‘The Sun of Righteousness’
Reflections on the Nativity Gospels, #1
Each year, as the daylight hours shorten, and the dim sun casts long shadows over a still land covered in snow, Christians await the manifestation of the true and eternal light of the ‘Sun of Righteousness,’ Christ our true God, shining from a child’s face in a cave in Bethlehem.
The Christmas season is marked by a diverse set of venerable and revered symbols and traditions. In America, many derive from Protestant Germany and Victorian England. Then there are the pageants, the decorated store windows, the office parties and the frenzied rounds of shopping. For Orthodox Christians, Advent, the anticipation of the Incarnation of Christ, is marked instead by the same pattern as the Great Lent that marks our Lord’s resurrection. Indeed, it is oftentimes called the ‘Winter Pascha.’
The scriptural account of Christ’s birth is found in the gospels of St. Matthew and St. Luke. Traditional Christmas representations in displays and pageants tend to harmonize the two accounts, which are in reality quite different.

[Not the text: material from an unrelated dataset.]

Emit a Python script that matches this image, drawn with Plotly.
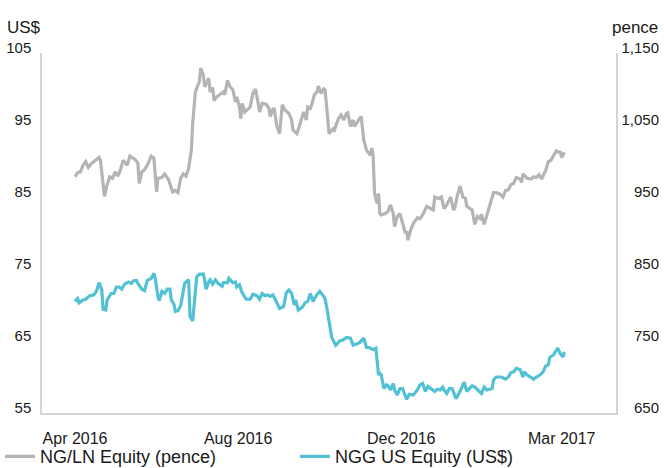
import pandas as pd
import plotly.graph_objects as go

# Series start date; observations are stored as day offsets from it
start = pd.Timestamp("2016-04-01")

# NG/LN Equity, price in pence
ng_ln_days = [
    0, 2, 4, 6, 8, 10, 12, 14, 16, 18,
    19, 21, 22, 24, 26, 28, 30, 32, 34, 36,
    39, 41, 43, 45, 47, 48, 50, 52, 54, 57,
    59, 61, 62, 65, 67, 70, 73, 75, 77, 79,
    81, 83, 85, 87, 88, 90, 92, 93, 94, 96,
    97, 99, 100, 101, 103, 104, 106, 108, 111, 112,
    114, 116, 118, 120, 121, 123, 124, 125, 127, 130,
    131, 133, 135, 137, 138, 140, 143, 145, 146, 148,
    149, 151, 153, 155, 157, 160, 162, 163, 166, 168,
    171, 173, 174, 176, 177, 179, 181, 182, 184, 186,
    187, 190, 193, 194, 197, 199, 201, 203, 204, 206,
    208, 209, 212, 214, 216, 218, 221, 222, 223, 224,
    226, 227, 228, 229, 232, 234, 236, 238, 239, 241,
    243, 245, 247, 248, 249, 251, 253, 256, 258, 260,
    263, 266, 268, 269, 272, 274, 276, 278, 281, 283,
    284, 286, 288, 290, 292, 293, 295, 297, 299, 301,
    303, 304, 306, 308, 310, 313, 315, 318, 320, 322,
    324, 326, 328, 330, 333, 334, 335, 338, 341, 343,
    345, 347, 349, 351, 352, 354, 356, 358, 360, 361,
    363, 364, 366,
]
ng_ln_pence = [
    978, 984, 985, 994, 999, 991, 996, 999, 1001, 1005,
    1001, 969, 951, 967, 978, 976, 985, 979, 988, 1001,
    994, 1007, 1004, 1002, 997, 969, 985, 988, 994, 1007,
    1004, 957, 976, 977, 982, 974, 957, 959, 956, 976,
    982, 979, 990, 1015, 1052, 1096, 1106, 1110, 1129, 1119,
    1103, 1112, 1115, 1096, 1102, 1084, 1089, 1092, 1096, 1092,
    1112, 1103, 1099, 1082, 1089, 1075, 1059, 1080, 1068, 1073,
    1075, 1094, 1100, 1080, 1068, 1080, 1079, 1073, 1062, 1072,
    1072, 1048, 1038, 1078, 1071, 1066, 1057, 1043, 1038, 1050,
    1068, 1057, 1075, 1073, 1078, 1092, 1096, 1104, 1094, 1100,
    1099, 1038, 1045, 1043, 1059, 1064, 1057, 1066, 1067, 1048,
    1057, 1048, 1057, 1062, 1029, 1015, 1008, 1018, 1006, 955,
    941, 955, 927, 925, 927, 930, 939, 927, 909, 923,
    927, 913, 900, 902, 890, 904, 913, 921, 920, 925,
    937, 934, 932, 950, 948, 950, 934, 939, 950, 932,
    934, 953, 965, 950, 948, 937, 934, 932, 912, 923,
    920, 926, 912, 924, 937, 956, 956, 954, 950, 959,
    960, 967, 969, 977, 975, 970, 982, 976, 975, 978,
    977, 981, 975, 983, 987, 999, 1001, 1008, 1014, 1013,
    1012, 1005, 1012,
]

# NGG US Equity, price in US$
ngg_days = [
    0, 2, 3, 6, 8, 11, 14, 16, 18, 20,
    21, 23, 24, 27, 29, 31, 33, 35, 37, 40,
    42, 44, 46, 47, 50, 52, 54, 57, 59, 60,
    62, 63, 65, 67, 69, 71, 72, 74, 75, 77,
    79, 81, 82, 85, 86, 88, 90, 91, 93, 96,
    97, 98, 100, 101, 103, 105, 107, 110, 111, 114,
    115, 118, 120, 121, 123, 125, 128, 131, 133, 136,
    138, 140, 142, 144, 146, 148, 151, 153, 156, 158,
    160, 162, 164, 165, 167, 170, 172, 174, 176, 178,
    180, 183, 186, 187, 189, 192, 195, 198, 200, 203,
    206, 208, 211, 213, 216, 218, 220, 223, 225, 227,
    228, 229, 231, 233, 234, 236, 238, 239, 241, 243,
    245, 247, 248, 250, 253, 256, 258, 260, 262, 264,
    267, 269, 271, 273, 275, 276, 278, 280, 282, 283,
    285, 288, 291, 293, 295, 297, 299, 302, 304, 306,
    308, 312, 313, 315, 319, 322, 324, 326, 328, 330,
    333, 335, 336, 338, 341, 343, 345, 348, 350, 352,
    354, 355, 358, 361, 363, 365, 366,
]
ngg_usd = [
    70.5, 70.9, 70.3, 70.7, 70.8, 71.3, 71.4, 71.9, 73.1, 72.1,
    69.4, 69.3, 70.7, 71.6, 71.6, 72.5, 72.5, 72.2, 72.9, 73.2,
    73.0, 73.4, 73.4, 73.0, 72.2, 72.0, 73.4, 73.7, 74.4, 73.7,
    71.2, 70.6, 71.9, 71.6, 72.2, 72.2, 70.7, 70.1, 69.1, 69.2,
    69.9, 71.9, 73.0, 73.5, 68.4, 67.8, 71.2, 73.9, 74.3, 74.3,
    73.4, 72.2, 73.2, 73.5, 72.9, 73.5, 73.0, 72.6, 73.1, 73.1,
    73.7, 73.1, 73.2, 72.5, 72.8, 71.7, 70.8, 70.8, 71.5, 71.3,
    70.8, 71.6, 71.3, 71.4, 71.2, 71.4, 70.3, 69.5, 69.8, 71.7,
    72.1, 71.6, 70.0, 70.7, 69.3, 69.7, 70.3, 70.5, 71.6, 70.5,
    71.2, 71.9, 71.2, 70.9, 68.9, 65.5, 64.4, 65.0, 65.1, 65.5,
    65.4, 64.4, 64.6, 64.8, 65.4, 64.1, 64.1, 63.8, 64.0, 60.3,
    60.5, 60.3, 58.4, 58.9, 58.8, 58.2, 59.1, 58.2, 57.5, 58.4,
    58.4, 57.2, 56.9, 57.6, 57.5, 58.2, 58.9, 59.1, 58.0, 58.7,
    58.2, 58.0, 58.3, 58.2, 58.6, 58.2, 57.7, 58.4, 58.4, 58.0,
    57.0, 58.0, 59.3, 58.0, 58.4, 58.8, 58.6, 58.0, 57.7, 58.6,
    58.2, 58.4, 59.6, 60.0, 60.0, 59.7, 60.0, 60.6, 60.7, 61.2,
    61.0, 60.0, 60.7, 60.3, 60.0, 59.7, 60.0, 60.3, 60.7, 61.5,
    61.7, 62.7, 63.1, 64.0, 63.2, 62.8, 63.5,
]

# Axis ticks
tick_dates = ["2016-04-01", "2016-08-01", "2016-12-01", "2017-03-31"]
tick_text = ["Apr 2016", "Aug 2016", "Dec 2016", "Mar 2017"]
usd_ticks = [55, 65, 75, 85, 95, 105]
pence_ticks = [650, 750, 850, 950, 1050, 1150]

GREY = "#b4b4b4"
CYAN = "#52c1d4"
AXIS = "#d4d4d4"
TEXT = "#1a1a1a"
FONT = "Liberation Sans, Arial, Helvetica, sans-serif"

ng_dates = start + pd.to_timedelta(ng_ln_days, unit="D")
ngg_dates = start + pd.to_timedelta(ngg_days, unit="D")

fig = go.Figure()
fig.add_trace(go.Scatter(
    x=ng_dates, y=ng_ln_pence, yaxis="y2", mode="lines",
    name="NG/LN Equity (pence)",
    line=dict(color=GREY, width=3.2),
))
fig.add_trace(go.Scatter(
    x=ngg_dates, y=ngg_usd, yaxis="y", mode="lines",
    name="NGG US Equity (US$)",
    line=dict(color=CYAN, width=3.2),
))

fig.update_layout(
    width=664, height=468,
    margin=dict(l=42, r=4, t=53, b=55, pad=0, autoexpand=False),
    paper_bgcolor="white", plot_bgcolor="white",
    font=dict(family=FONT, color=TEXT, size=15),
    showlegend=True,
    legend=dict(
        orientation="h", xref="container", yref="container",
        x=0.0, y=0.024, xanchor="left", yanchor="middle",
        font=dict(size=18), entrywidth=250, entrywidthmode="pixels",
        bgcolor="rgba(0,0,0,0)", borderwidth=0,
    ),
    xaxis=dict(
        type="date", domain=[0, 0.9288], automargin=False,
        range=[start - pd.Timedelta(days=24.7), start + pd.Timedelta(days=404.6)],
        tickvals=tick_dates, ticktext=tick_text,
        showline=True, linecolor=AXIS, linewidth=1.5,
        showgrid=False, zeroline=False, ticks="",
        tickfont=dict(size=16), ticklabelstandoff=10,
    ),
    yaxis=dict(
        range=[55, 105], tickvals=usd_ticks, automargin=False,
        showline=True, mirror=True, linecolor=AXIS, linewidth=1.5,
        showgrid=False, zeroline=False, ticks="",
        tickfont=dict(size=15), ticklabelshift=-5, ticklabelstandoff=6,
    ),
    # pence scale: labels right-aligned against the right edge of the figure
    yaxis2=dict(
        overlaying="y", anchor="free", position=1.0, side="left",
        automargin=False,
        range=[650, 1150], tickvals=pence_ticks, tickformat=",",
        showline=False, showgrid=False, zeroline=False, ticks="",
        tickfont=dict(size=15), ticklabelshift=-5, ticklabelstandoff=1,
    ),
    annotations=[
        dict(text="US$", xref="paper", yref="paper", x=-0.06, y=1.072,
             xanchor="left", yanchor="middle", showarrow=False,
             font=dict(size=17)),
        dict(text="pence", xref="paper", yref="paper", x=1.0, y=1.072,
             xanchor="right", yanchor="middle", showarrow=False,
             font=dict(size=17)),
    ],
)

fig.write_html("out.html")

It is important that we untangle these accounts if we are to gain insight into the meaning of the Incarnation according to the Scriptures. This is because the evangelists were theologians. They had a great respect for the apostolic teachings about the ministry of Jesus Christ handed down orally from the time of the Resurrection. But they were writing for different communities, with different concerns, and had their own purposes in what they emphasized.
The Gospel of Matthew was authored by a Jewish Christian and served as the Gospel for a major Christian center in Syria, likely Antioch. Matthew tells of happenings not mentioned in Luke: the star, the Magi, the plot against Jesus, the flight into Egypt and the massacre of the innocents.

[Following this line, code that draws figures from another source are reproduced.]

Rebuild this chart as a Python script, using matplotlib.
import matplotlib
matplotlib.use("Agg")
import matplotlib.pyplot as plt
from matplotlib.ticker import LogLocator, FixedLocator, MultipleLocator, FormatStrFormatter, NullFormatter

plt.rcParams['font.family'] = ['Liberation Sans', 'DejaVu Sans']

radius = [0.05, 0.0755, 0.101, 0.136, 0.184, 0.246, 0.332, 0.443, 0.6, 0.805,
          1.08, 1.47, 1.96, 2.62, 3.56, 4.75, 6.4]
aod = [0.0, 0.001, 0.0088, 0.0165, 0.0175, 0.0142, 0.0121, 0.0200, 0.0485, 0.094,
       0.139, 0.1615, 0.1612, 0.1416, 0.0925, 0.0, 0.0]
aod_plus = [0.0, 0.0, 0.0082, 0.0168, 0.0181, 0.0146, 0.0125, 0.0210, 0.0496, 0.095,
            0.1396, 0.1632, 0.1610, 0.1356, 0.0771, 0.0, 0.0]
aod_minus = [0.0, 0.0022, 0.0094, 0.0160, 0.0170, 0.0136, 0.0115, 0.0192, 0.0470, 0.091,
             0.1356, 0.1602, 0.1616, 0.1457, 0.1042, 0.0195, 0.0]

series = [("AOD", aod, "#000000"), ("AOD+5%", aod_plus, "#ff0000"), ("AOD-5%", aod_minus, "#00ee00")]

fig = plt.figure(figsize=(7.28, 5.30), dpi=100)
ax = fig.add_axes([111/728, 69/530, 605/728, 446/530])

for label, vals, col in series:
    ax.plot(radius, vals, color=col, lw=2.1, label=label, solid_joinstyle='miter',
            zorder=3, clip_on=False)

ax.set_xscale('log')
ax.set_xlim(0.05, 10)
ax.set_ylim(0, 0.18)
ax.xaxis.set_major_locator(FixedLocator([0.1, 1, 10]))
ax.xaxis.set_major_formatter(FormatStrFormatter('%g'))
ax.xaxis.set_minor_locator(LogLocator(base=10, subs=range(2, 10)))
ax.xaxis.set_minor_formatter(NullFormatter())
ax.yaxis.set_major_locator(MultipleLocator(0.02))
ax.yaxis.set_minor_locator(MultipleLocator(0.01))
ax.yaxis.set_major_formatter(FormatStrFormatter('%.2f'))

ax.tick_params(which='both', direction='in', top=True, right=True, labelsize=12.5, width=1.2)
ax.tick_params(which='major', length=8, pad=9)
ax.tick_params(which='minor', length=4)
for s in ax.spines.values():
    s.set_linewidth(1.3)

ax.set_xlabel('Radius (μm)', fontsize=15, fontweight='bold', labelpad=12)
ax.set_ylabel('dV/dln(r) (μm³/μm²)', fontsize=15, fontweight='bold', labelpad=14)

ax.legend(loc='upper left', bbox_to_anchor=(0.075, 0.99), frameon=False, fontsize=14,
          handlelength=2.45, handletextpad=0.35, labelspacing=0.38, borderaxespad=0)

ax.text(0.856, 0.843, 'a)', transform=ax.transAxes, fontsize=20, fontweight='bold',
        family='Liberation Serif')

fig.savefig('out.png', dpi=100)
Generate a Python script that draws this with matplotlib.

Luke’s great hero, besides Jesus, was St. Paul, the apostle to the Gentiles, and he was keen to explain to the readers of the Greco-Roman world that the Christian message was not a threat, but rather an unfolding of the will of God. His Gospel, together with the Book of Acts, is a history of salvation.
It is in Luke that we hear so much about the Theotokos, the Mother of God, notably the annunciation to her by the angel Gabriel of her conception by the Holy Spirit. There is also the wondrous conception of Jesus’s cousin, St. John the Baptist, and some of the most glorious hymns in all Scriptures, including Mary’s Magnificat.
We shall listen in the weeks ahead as Matthew and Luke each tell the Nativity story in their own way. Above all, however, we must see both accounts as depicting the origins of Jesus as the fulfillment of the expectations of the Old Testament. May it bless us with a deeper and more meaningful understand of the ‘reason for the season.’